Kupang, Delegasi.Com – Jaksa Agung pada periode lima tahun kepemimpinan Jokowi- K.H Ma’ruf Amin diharapkan merupakan m pilihan terbaik dari jaksa-jaksa yang berasal dari lingkungan Kejaksaan Agung.
Koordinator Tim Pembela Demokrasi Indonesia (TPDI), Petrus Selestinus sampaikan ini dalam keterangan persnya yang diterima media ini, Jumat (23/8).
Ia menegaskan, seorang Jaksa Agung bukan hanya mampu menjalankan tugas dan tanggung jawabnya di bidang penuntutan tetapi juga harus seorang “negarawan” yang benar-benar paham akan cita-cita publik di bidang penegakan hukum dan keadilan. Sebagai lembaga yang menjalankan kekuasaan negara di bidang penegakan hukum, maka Jaksa Agung haruslah berasal dari seorang jaksa karir, berwatak negarawan dan berwawasan kebangsan.
“Karena Jaksa Agung akan menjadi partner presiden dalam melaksanakan kekuasaan negara menurut UUD ’45,” kata Petrus.
Anggota KPKPN periode 2001- 2004 ini menyampaikan, problem utama untuk mendapatkan seorang Jaksa Agung terbaik dari internal kejaksaan adalah sulitnya mendapatkan sosok jaksa terbaik yang memenuhi kriteria negarawan yang sesuai dengan harapan publik. Tidaklah mudah menemukan jaksa yang hebat, meskipun semua jaksa memiliki kualifikasi akademik dan syarat formil lainnya untuk menjadi Jaksa Agung.
“Namun rata-rata mereka kandas di syarat rekam jejak dan integritas moral ketika syarat ini menjadi pertimbangan utama,” ungkap Petrus.
Menurutnya, saat ini tengah terjadi perdebatan publik soal sosok Jaksa Agung dalam periode kepemimpinan Jokowi lima tahun ke depan. Ada opsi untuk memilih Jaksa Agung dari luar (non karir) tetapi juga menguat opsi Jaksa Agung diambil dari internal kejaksaan (jaksa karir). Terhadap opsi ini muncul pertanyaan, apakah boleh Jaksa Agung diambil dari luar. Pengalaman membuktikan, Jaksa Agung bisa diambil dari luar (non karir), bahkan disertai syarat tidak boleh dari kader partai politik. Sekalipun yang bersangkutan mantan jaksa seperti halnya dengan H.M Prasetyo yang menjadi Jaksa Agung dari kader Partai Nasdem.

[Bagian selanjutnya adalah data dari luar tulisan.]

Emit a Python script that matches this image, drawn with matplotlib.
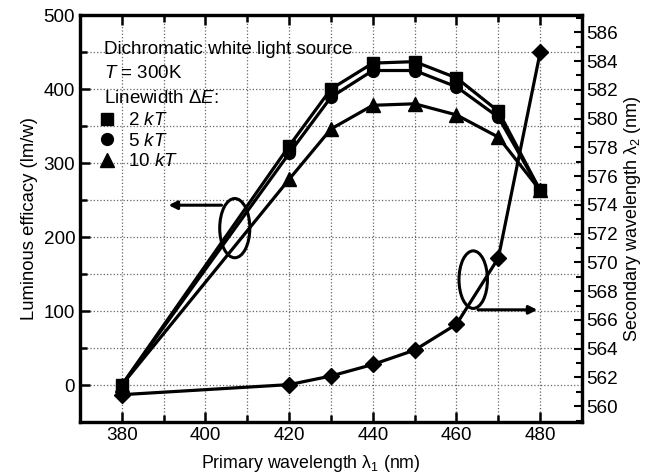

“Mencari Jaksa Agung dari jaksa karir yang saat ini masih menjabat atau pensiunan jaksa, tidaklah mudah alias gampang-gampang susah,” ungkap Petrus.
Advokat Peradi ini menyatakan, memang ada beberapa jaksa yang rekam jejaknya bagus dan memiliki keberanian termasuk berani berbeda pendapat dengan Jaksa Agungnya sendiri. Sayangnya, jaksa- jaksa yang berani seperti itu sering dimatikan karirnya oleh Jaksa Agung dan dijadikan sebagai staf ahli tanpa diberi tugas atau mengemban tugas sebagai jaksa fungsional hingga yang bersangkutan pensiun.
Pada kesempatan itu Petrus mencontohkan nasib yang dialami Faried Harianto, seorang jaksa karier. Ia adalah seorang jaksa yang berwatak keras, berprestasi baik dalam mengemban tugas bahkan berani berbeda pendapat dengan Jaksa Agungnya sendiri. Karena keberaniannya mau berbeda pendapat itu, ia justeru dinonjobkan alias distafahlikan Jaksa Agung.
“Jika melihat rekam jejak dan keberaniannya, sosok Jaksa seperti Faried Harianto inilah yang layak diusulkan atau masuk dalam radar istana untuk dipertimbangkan menjadi Jaksa Agung ke depan,” ujar Petrus.
Ia menambahkan, melihat rekam jejaknya, Jaksa Faried Herianto layak dipertimbangkan menjadi Jaksa Agung. Karena ia seorang jaksa karier dan profesional yang meniti karier jaksa dari bawah, bersih diri dan berani. Seorang Jaksa Agung itu harus berani dan tidak boleh merasa rendah diri di hadapan atasannya, karena ia mengemban misi melaksanakan kekuasaan negara di bidang penegakan hukum dan keadilan.
“Kejaksaan bukan alat negara seperti halnya Polisi atau TNI, melainkan pelaksana kekuasaan negara di bidang penegakan hukum dan keadilan. Karena itu ia menjadi partner presiden dalam melaksanakan kekuasaan negara,” terang Petrus.